CPUs are SISD, GPUs are SIMD.
SISD is an acronym for Single Instruction, Single Data. CPUs are good in performing sequential operations: take this, do that, move it there, take another one, add them both together, write to a device, read response, and so on. They execute mostly simple operations that take one or two values and return one value.
SIMD is Single Instruction, Multiple Data: the same operation is executed on multiple datasets simultaneously. For example take 128 values X1-X128, take 128 values Y1-Y128, multiply corresponding values in pairs and return 128 results. A SISD processor would have to execute 128 instructions (+ memory reads/writes) because it can only multiply two numbers at once. SIMD processor does this in few steps or maybe even in one if only 128 numbers fit in its register.

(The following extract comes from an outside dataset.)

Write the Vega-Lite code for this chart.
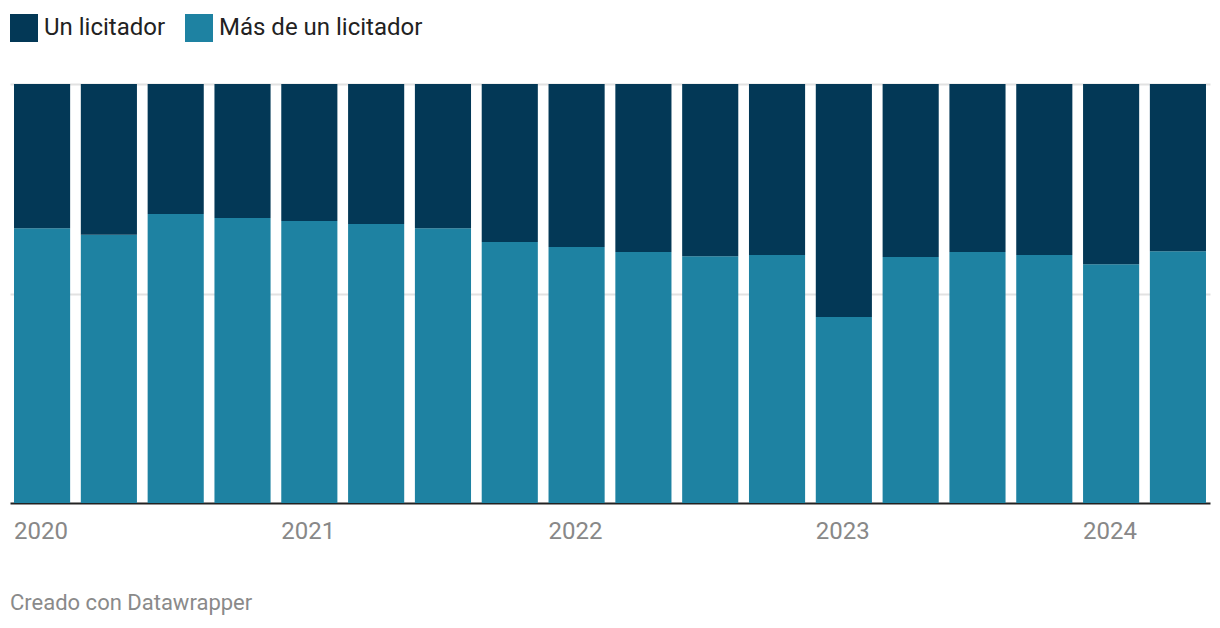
{
  "$schema": "https://vega.github.io/schema/vega-lite/v6.json",
  "autosize": "none",
  "width": 1200,
  "height": 419,
  "padding": {"left": 10, "top": 84, "right": 10, "bottom": 125},
  "background": "white",
  "config": {"font": "Roboto", "view": {"stroke": null}},
  "title": {"text": "Creado con Datawrapper", "orient": "bottom", "anchor": "start", "fontSize": 22, "fontWeight": "normal", "color": "#8a8a8a", "offset": 50, "font": "Roboto"},
  "data": {"values": [
    {"q": "2020-Q1", "serie": "Más de un licitador", "orden": 1, "valor": 65.6},
    {"q": "2020-Q2", "serie": "Más de un licitador", "orden": 1, "valor": 64.0},
    {"q": "2020-Q3", "serie": "Más de un licitador", "orden": 1, "valor": 69.0},
    {"q": "2020-Q4", "serie": "Más de un licitador", "orden": 1, "valor": 68.0},
    {"q": "2021-Q1", "serie": "Más de un licitador", "orden": 1, "valor": 67.3},
    {"q": "2021-Q2", "serie": "Más de un licitador", "orden": 1, "valor": 66.6},
    {"q": "2021-Q3", "serie": "Más de un licitador", "orden": 1, "valor": 65.6},
    {"q": "2021-Q4", "serie": "Más de un licitador", "orden": 1, "valor": 62.3},
    {"q": "2022-Q1", "serie": "Más de un licitador", "orden": 1, "valor": 61.1},
    {"q": "2022-Q2", "serie": "Más de un licitador", "orden": 1, "valor": 59.9},
    {"q": "2022-Q3", "serie": "Más de un licitador", "orden": 1, "valor": 58.9},
    {"q": "2022-Q4", "serie": "Más de un licitador", "orden": 1, "valor": 59.2},
    {"q": "2023-Q1", "serie": "Más de un licitador", "orden": 1, "valor": 44.4},
    {"q": "2023-Q2", "serie": "Más de un licitador", "orden": 1, "valor": 58.7},
    {"q": "2023-Q3", "serie": "Más de un licitador", "orden": 1, "valor": 59.9},
    {"q": "2023-Q4", "serie": "Más de un licitador", "orden": 1, "valor": 59.2},
    {"q": "2024-Q1", "serie": "Más de un licitador", "orden": 1, "valor": 57.0},
    {"q": "2024-Q2", "serie": "Más de un licitador", "orden": 1, "valor": 60.1},
    {"q": "2020-Q1", "serie": "Un licitador", "orden": 2, "valor": 34.4},
    {"q": "2020-Q2", "serie": "Un licitador", "orden": 2, "valor": 36.0},
    {"q": "2020-Q3", "serie": "Un licitador", "orden": 2, "valor": 31.0},
    {"q": "2020-Q4", "serie": "Un licitador", "orden": 2, "valor": 32.0},
    {"q": "2021-Q1", "serie": "Un licitador", "orden": 2, "valor": 32.7},
    {"q": "2021-Q2", "serie": "Un licitador", "orden": 2, "valor": 33.4},
    {"q": "2021-Q3", "serie": "Un licitador", "orden": 2, "valor": 34.4},
    {"q": "2021-Q4", "serie": "Un licitador", "orden": 2, "valor": 37.7},
    {"q": "2022-Q1", "serie": "Un licitador", "orden": 2, "valor": 38.9},
    {"q": "2022-Q2", "serie": "Un licitador", "orden": 2, "valor": 40.1},
    {"q": "2022-Q3", "serie": "Un licitador", "orden": 2, "valor": 41.1},
    {"q": "2022-Q4", "serie": "Un licitador", "orden": 2, "valor": 40.8},
    {"q": "2023-Q1", "serie": "Un licitador", "orden": 2, "valor": 55.6},
    {"q": "2023-Q2", "serie": "Un licitador", "orden": 2, "valor": 41.3},
    {"q": "2023-Q3", "serie": "Un licitador", "orden": 2, "valor": 40.1},
    {"q": "2023-Q4", "serie": "Un licitador", "orden": 2, "valor": 40.8},
    {"q": "2024-Q1", "serie": "Un licitador", "orden": 2, "valor": 43.0},
    {"q": "2024-Q2", "serie": "Un licitador", "orden": 2, "valor": 39.9}
  ]},
  "mark": {"type": "bar"},
  "encoding": {
    "x": {"field": "q", "type": "ordinal", "sort": null,
      "scale": {"paddingInner": 0.16, "paddingOuter": 0.06},
      "axis": {"title": null, "labelAngle": 0, "ticks": false, "domainColor": "#222222", "domainWidth": 2,
        "labelExpr": "indexof(datum.value, 'Q1') > 0 ? substring(datum.value, 0, 4) : ''",
        "labelAlign": "left", "labelOffset": -28, "labelPadding": 16, "labelFontSize": 24, "labelColor": "#888888", "labelFont": "Roboto", "labelOverlap": false}},
    "y": {"field": "valor", "type": "quantitative", "stack": "zero",
      "scale": {"domain": [0, 100], "nice": false},
      "axis": {"title": null, "labels": false, "ticks": false, "domain": false, "values": [50, 100], "gridColor": "#e2e2e2", "gridWidth": 2}},
    "color": {"field": "serie", "type": "nominal",
      "scale": {"domain": ["Un licitador", "Más de un licitador"], "range": ["#033856", "#1e82a2"]},
      "legend": {"title": null, "orient": "none", "legendX": 0, "legendY": -70, "direction": "horizontal",
        "symbolType": "square", "symbolSize": 784, "symbolStrokeWidth": 0, "symbolOpacity": 1,
        "labelFontSize": 24, "labelColor": "#222222", "labelFont": "Roboto", "labelOffset": 6, "columnPadding": 19, "labelLimit": 400}},
    "order": {"field": "orden", "type": "quantitative"}
  }
}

SISD CPUs work well for everyday computing because it's mostly sequential, but there are some tasks that require crunching large amounts of data in a similar way - for example processing graphics, video rendering, cracking passwords, mining bitcoins etc. GPUs allow for massive parallelization of computing, provided that all data must be processed in the same way.
Okay, that's pure theory. In the real world regular CPUs offer some SIMD instructions (SSE), so some multiple data stuff can be done more efficiently on a regular CPU. At the same time not all ALUs in GPUs have to work on the same thing because they are grouped into batches (see Mokubai's answer). So CPUs are not purely SISD and GPUs are not purely SIMD.
When is using GPU for computations beneficial? When your calculations are really, really massively parallelizable. You have to consider that writing input into GPU's memory takes time and reading results takes some time too. You can get the biggest performance boost when you can build a processing pipeline that does a lot of calculations before leaving GPU.